[SOURCE DATA start]

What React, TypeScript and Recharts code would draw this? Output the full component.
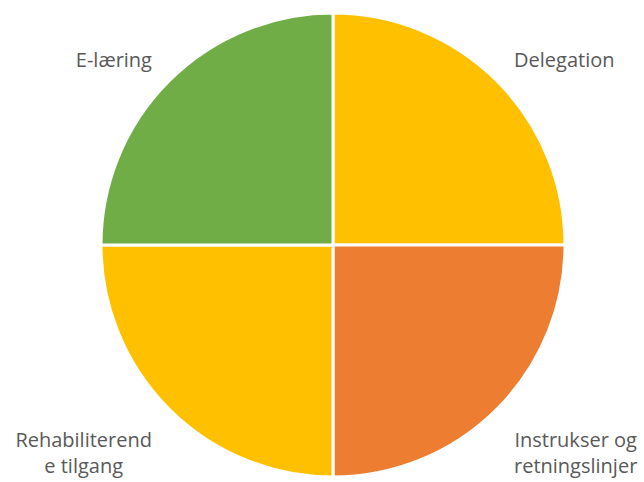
import React from "react";
import { Cell, Pie, PieChart } from "recharts";

const categories = [
  "Delegation",
  "Instrukser og retningslinjer",
  "Rehabiliterende tilgang",
  "E-læring",
];
const shares = [25, 25, 25, 25];
// how Excel wrapped each label
const labelLines = [
  ["Delegation"],
  ["Instrukser og", "retningslinjer"],
  ["Rehabiliterend", "e tilgang"],
  ["E-læring"],
];
const sliceColors = ["#FFC000", "#ED7D31", "#FFC000", "#70AD47"];

const data = categories.map((name, i) => ({ name, value: shares[i] }));

const RADIAN = Math.PI / 180;
const FONT = 20;
const LINE = 26;
const FONT_FAMILY = "'Open Sans', sans-serif";

let ctx: CanvasRenderingContext2D | null = null;
function textWidth(s: string) {
  if (!ctx) ctx = document.createElement("canvas").getContext("2d");
  if (!ctx) return s.length * FONT * 0.52;
  ctx.font = `${FONT}px ${FONT_FAMILY}`;
  return ctx.measureText(s).width;
}

function renderLabel(props: any) {
  const { cx, cy, midAngle, outerRadius, index } = props;
  const lines = labelLines[index];
  const r = outerRadius + 24;
  const ax = cx + r * Math.cos(-midAngle * RADIAN);
  const ay = cy + r * Math.sin(-midAngle * RADIAN);
  const side = ax > cx ? 1 : -1;
  const below = ay > cy;
  const half = Math.max(...lines.map(textWidth)) / 2;
  const x = ax + side * half;
  const blockH = lines.length * LINE;
  const top = below ? ay + 2 : ay - blockH + 10;
  return (
    <text
      x={x}
      y={top}
      textAnchor="middle"
      fill="#595959"
      fontSize={FONT}
      fontFamily={FONT_FAMILY}
    >
      {lines.map((l, i) => (
        <tspan key={i} x={x} dy={i === 0 ? LINE * 0.72 : LINE}>
          {l}
        </tspan>
      ))}
    </text>
  );
}

export default function App() {
  return (
    <div style={{ position: "absolute", left: 0, top: 0 }}>
      <PieChart
        width={644}
        height={482}
        margin={{ top: 0, right: 0, bottom: 0, left: 0 }}
      >
        <Pie
          data={data}
          dataKey="value"
          nameKey="name"
          cx={333}
          cy={245}
          outerRadius={232}
          startAngle={90}
          endAngle={-270}
          stroke="#FFFFFF"
          strokeWidth={3}
          label={renderLabel}
          labelLine={false}
          isAnimationActive={false}
        >
          {data.map((d, i) => (
            <Cell key={d.name} fill={sliceColors[i]} />
          ))}
        </Pie>
      </PieChart>
    </div>
  );
}
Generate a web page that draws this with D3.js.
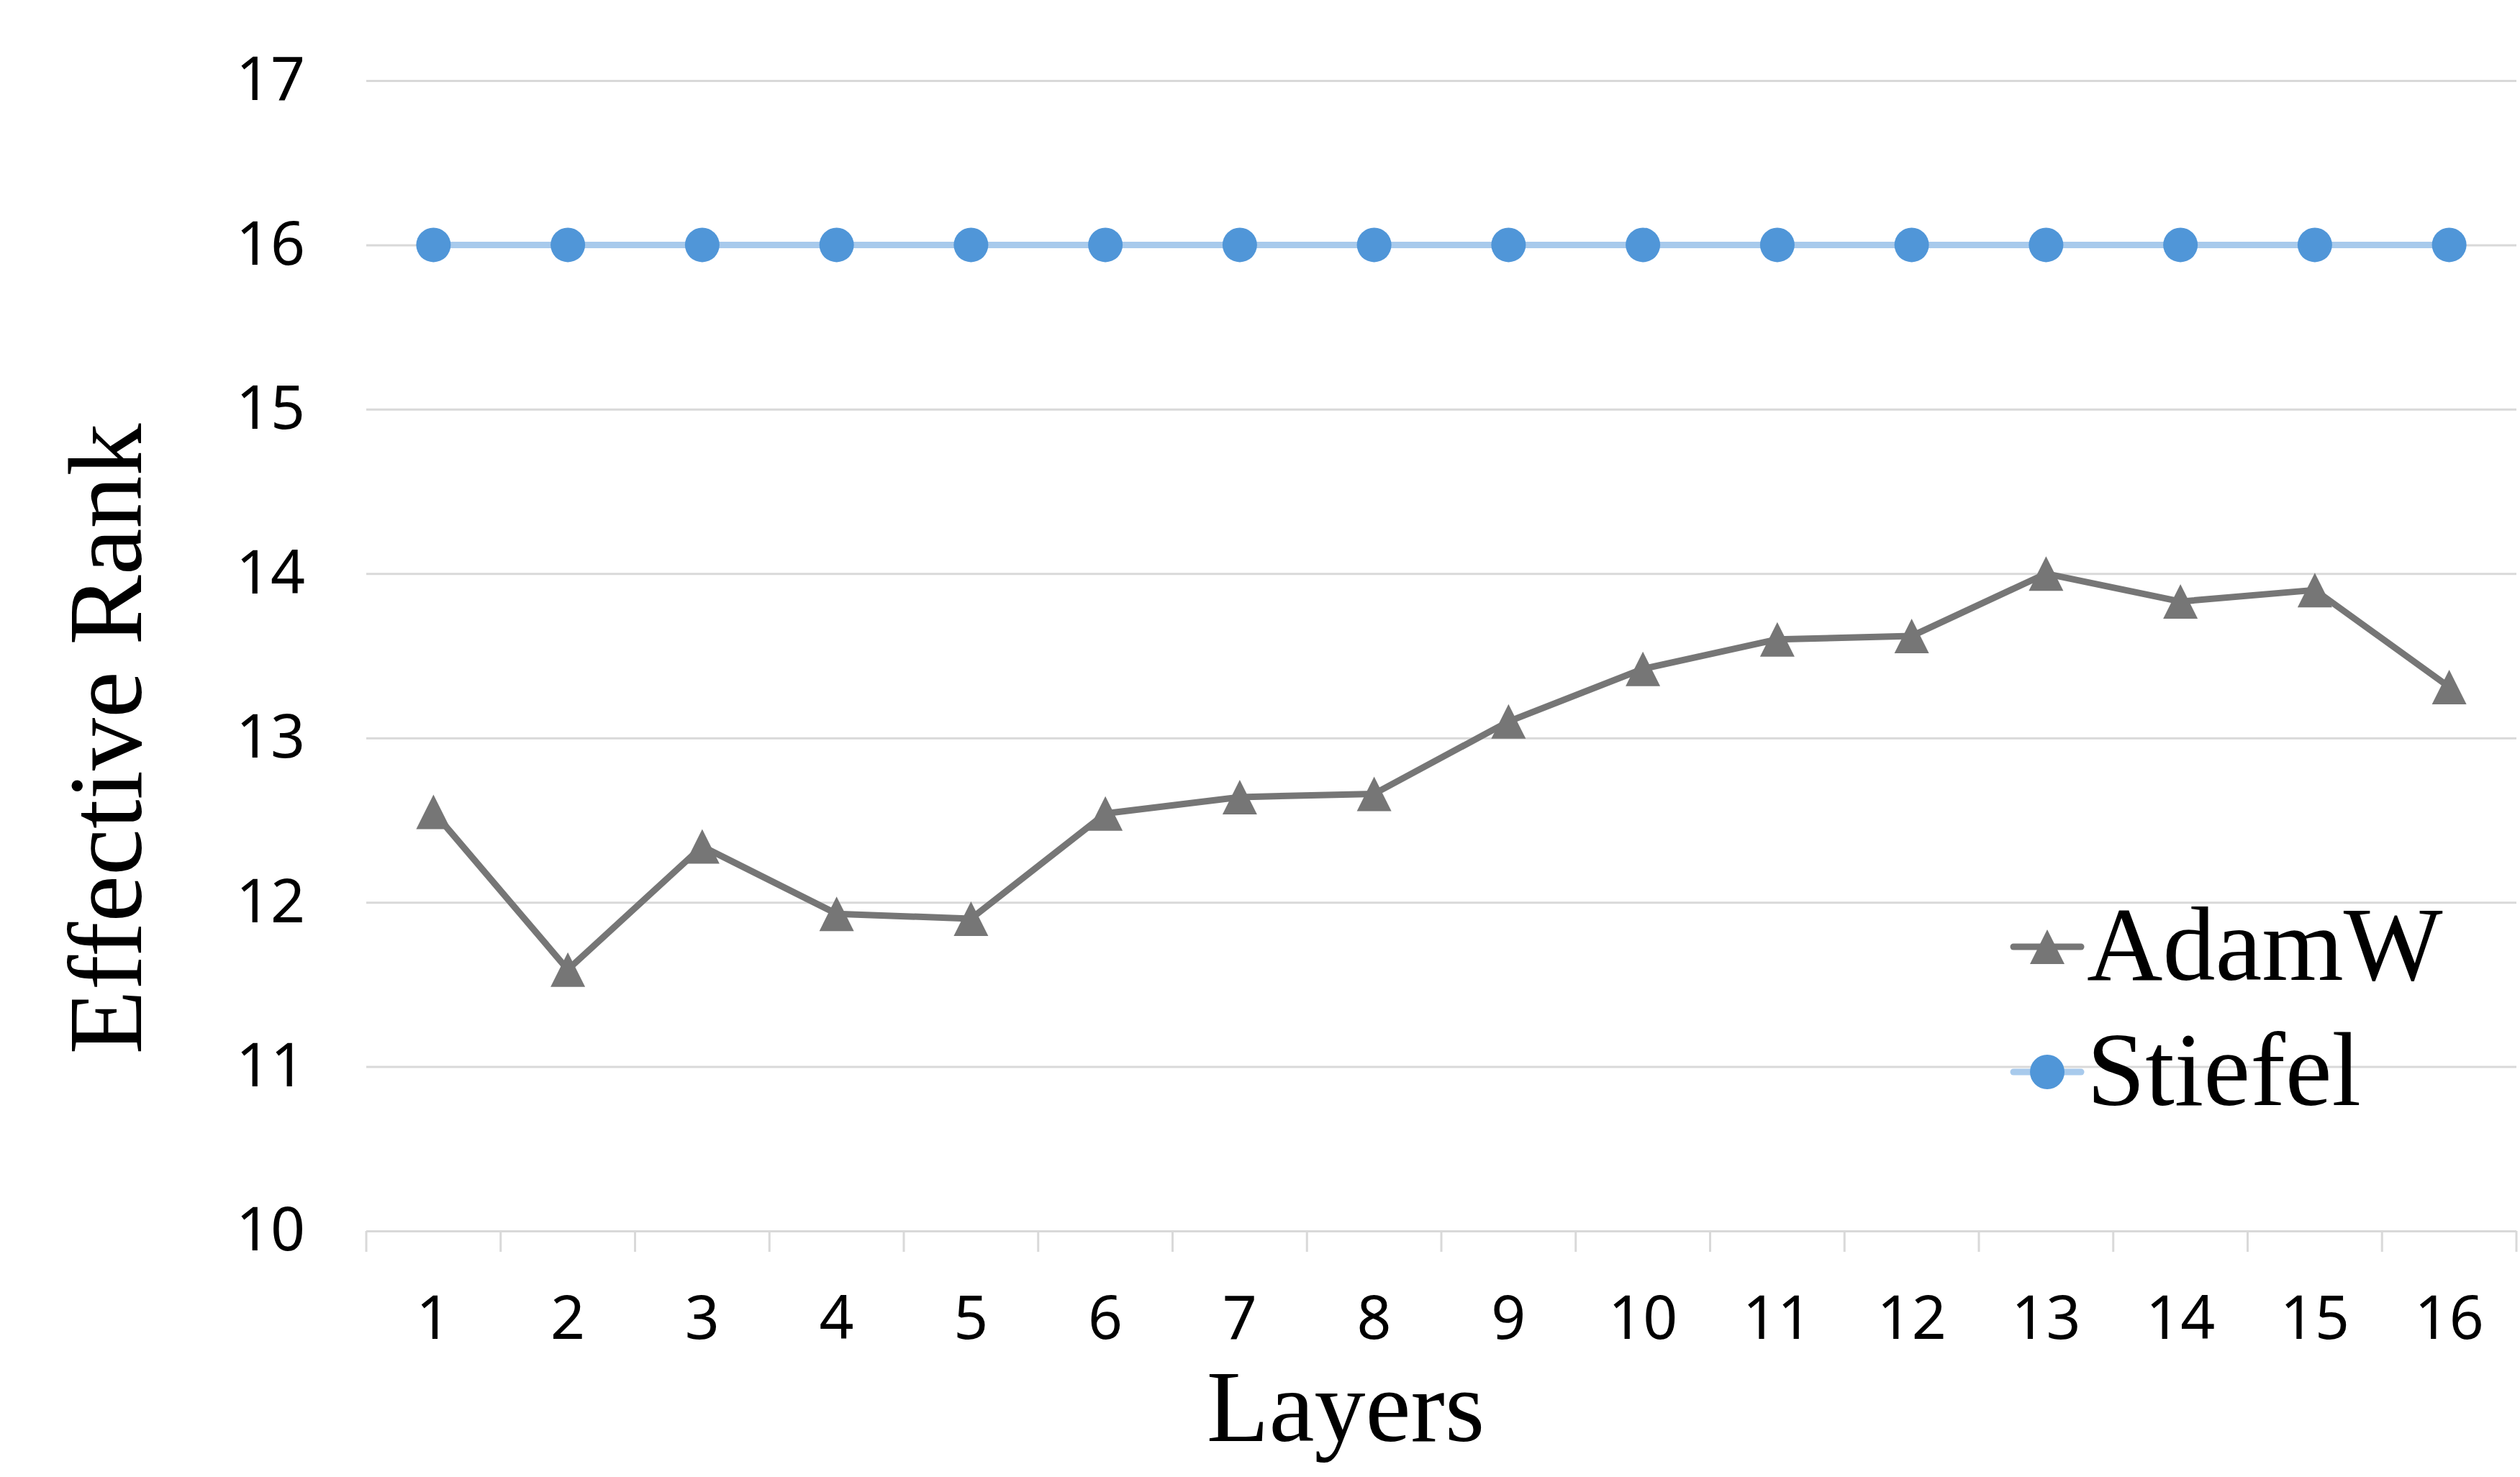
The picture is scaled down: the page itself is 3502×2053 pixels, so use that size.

[SOURCE DATA end]

* [INSTRUCTION]: Copy the records exactly. Skip the pictures.

* [TASK RESPONSE]:
What React, TypeScript and Recharts code would draw this? Output the full component.
import React from "react";
import { Cell, Pie, PieChart } from "recharts";

const categories = [
  "Delegation",
  "Instrukser og retningslinjer",
  "Rehabiliterende tilgang",
  "E-læring",
];
const shares = [25, 25, 25, 25];
// how Excel wrapped each label
const labelLines = [
  ["Delegation"],
  ["Instrukser og", "retningslinjer"],
  ["Rehabiliterend", "e tilgang"],
  ["E-læring"],
];
const sliceColors = ["#FFC000", "#ED7D31", "#FFC000", "#70AD47"];

const data = categories.map((name, i) => ({ name, value: shares[i] }));

const RADIAN = Math.PI / 180;
const FONT = 20;
const LINE = 26;
const FONT_FAMILY = "'Open Sans', sans-serif";

let ctx: CanvasRenderingContext2D | null = null;
function textWidth(s: string) {
  if (!ctx) ctx = document.createElement("canvas").getContext("2d");
  if (!ctx) return s.length * FONT * 0.52;
  ctx.font = `${FONT}px ${FONT_FAMILY}`;
  return ctx.measureText(s).width;
}

function renderLabel(props: any) {
  const { cx, cy, midAngle, outerRadius, index } = props;
  const lines = labelLines[index];
  const r = outerRadius + 24;
  const ax = cx + r * Math.cos(-midAngle * RADIAN);
  const ay = cy + r * Math.sin(-midAngle * RADIAN);
  const side = ax > cx ? 1 : -1;
  const below = ay > cy;
  const half = Math.max(...lines.map(textWidth)) / 2;
  const x = ax + side * half;
  const blockH = lines.length * LINE;
  const top = below ? ay + 2 : ay - blockH + 10;
  return (
    <text
      x={x}
      y={top}
      textAnchor="middle"
      fill="#595959"
      fontSize={FONT}
      fontFamily={FONT_FAMILY}
    >
      {lines.map((l, i) => (
        <tspan key={i} x={x} dy={i === 0 ? LINE * 0.72 : LINE}>
          {l}
        </tspan>
      ))}
    </text>
  );
}

export default function App() {
  return (
    <div style={{ position: "absolute", left: 0, top: 0 }}>
      <PieChart
        width={644}
        height={482}
        margin={{ top: 0, right: 0, bottom: 0, left: 0 }}
      >
        <Pie
          data={data}
          dataKey="value"
          nameKey="name"
          cx={333}
          cy={245}
          outerRadius={232}
          startAngle={90}
          endAngle={-270}
          stroke="#FFFFFF"
          strokeWidth={3}
          label={renderLabel}
          labelLine={false}
          isAnimationActive={false}
        >
          {data.map((d, i) => (
            <Cell key={d.name} fill={sliceColors[i]} />
          ))}
        </Pie>
      </PieChart>
    </div>
  );
}
Generate a web page that draws this with D3.js.
The picture is scaled down: the page itself is 3502×2053 pixels, so use that size.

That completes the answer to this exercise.